The rebels now boast a formidable arsenal of long-range ballistic missiles, cruise missiles, and drones, including Iranian-made unmanned aerial systems (UAS) that have been used by Russia to devastate Ukrainian cities and by Iranian proxies in Syria and Iraq to attack U.S. forces. In January, one such drone successfully struck Tower 22 in Jordan, killing three American reservists in the first deadly aerial assault on U.S. ground troops since the Korean War.
According to an IDF investigation, the Tel Aviv attack was also likely carried out using an Iranian-made drone—a modified Samad-3 model—which used a GPS system to travel over the Red Sea to Eritrea before flying over Sudan, Egypt, and the Mediterranean Sea to attack Tel Aviv from the west. The military said it was tracking a drone coming from an Iranian-backed group in Iraq around the time of the attack, pointing to likely collaboration between the proxies. Despite detecting and tracking the Houthi projectile for at least six minutes, air traffic controllers didn’t classify it as a threat, allowing the UAS to break through due to what the IDF said was human error.
The Israeli air force has since doubled the number of operators assigned to monitoring radar systems and increased its aerial patrols, but the breach demonstrated the complex challenge posed by Iranian attack drones, particularly when used in concert with other projectiles or launched simultaneously by multiple militants. The systems fly slow and low, and often along indirect routes, making their detection and interception more difficult than other aerial weapons like rockets. In northern Israel, Hezbollah has used the unmanned systems to target Israeli troops stationed along the border with Lebanon with deadly effect.
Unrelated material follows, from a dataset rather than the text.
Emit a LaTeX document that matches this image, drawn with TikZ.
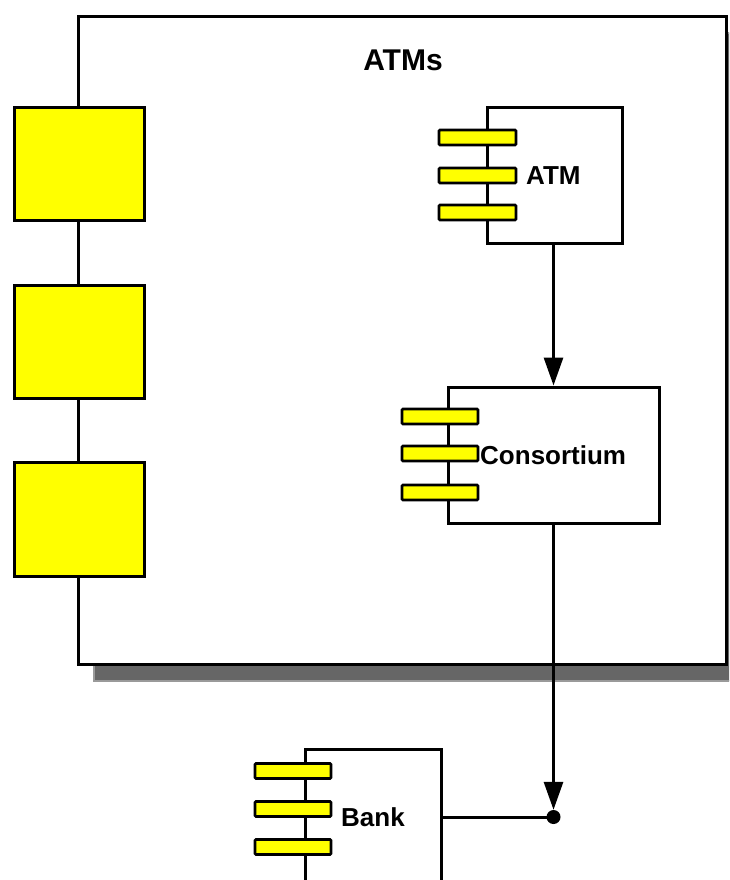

“You have to remember that Israelis are facing a multifront war. They’re concentrated on what’s happening in Gaza, on what’s happening in Lebanon. The West Bank is inflamed and of course, we have threats from Iraq, Syria, and Yemen. So they’re stretched thin,” Joe Truzman, an analyst at the Foundation for Defense of Democracies, told The Dispatch. He called the fact that Friday marked the Yemeni group’s first deadly attack after months of thwarted attempts “a real testament to Israel’s aerial defense system and its air force.”
Yet the Houthis are unlikely to be easily deterred. Like Hamas, the terrorist army is willing to bring down an asymmetrical war on its people if it means furthering its ideological goals. The Shi’ite group grew its influence in Yemen throughout the 2010s before seizing control of swaths of territory, including the country’s capital, Sa’ana, in 2014. Like Iran, which saw in the group an opportunity to expand its own regional influence, the Houthis espouses a deeply anti-West, anti-Israel worldview. Their flag bears the Arabic slogan: “God is great, death to America, death to Israel, a curse upon the Jews, victory to Islam.”
The fighters’ war on global shipping has persisted despite U.S. air campaigns and is unlikely to slow with Israel’s latest attack on Hudaydah.
“Even though it was a blow against the Houthis, it’s absolutely not going to deter them. I wouldn’t be surprised if it actually encourages them to continue this campaign of firing at commercial shipping vessels,” Truzman said. “And they will absolutely try to hit Tel Aviv again.”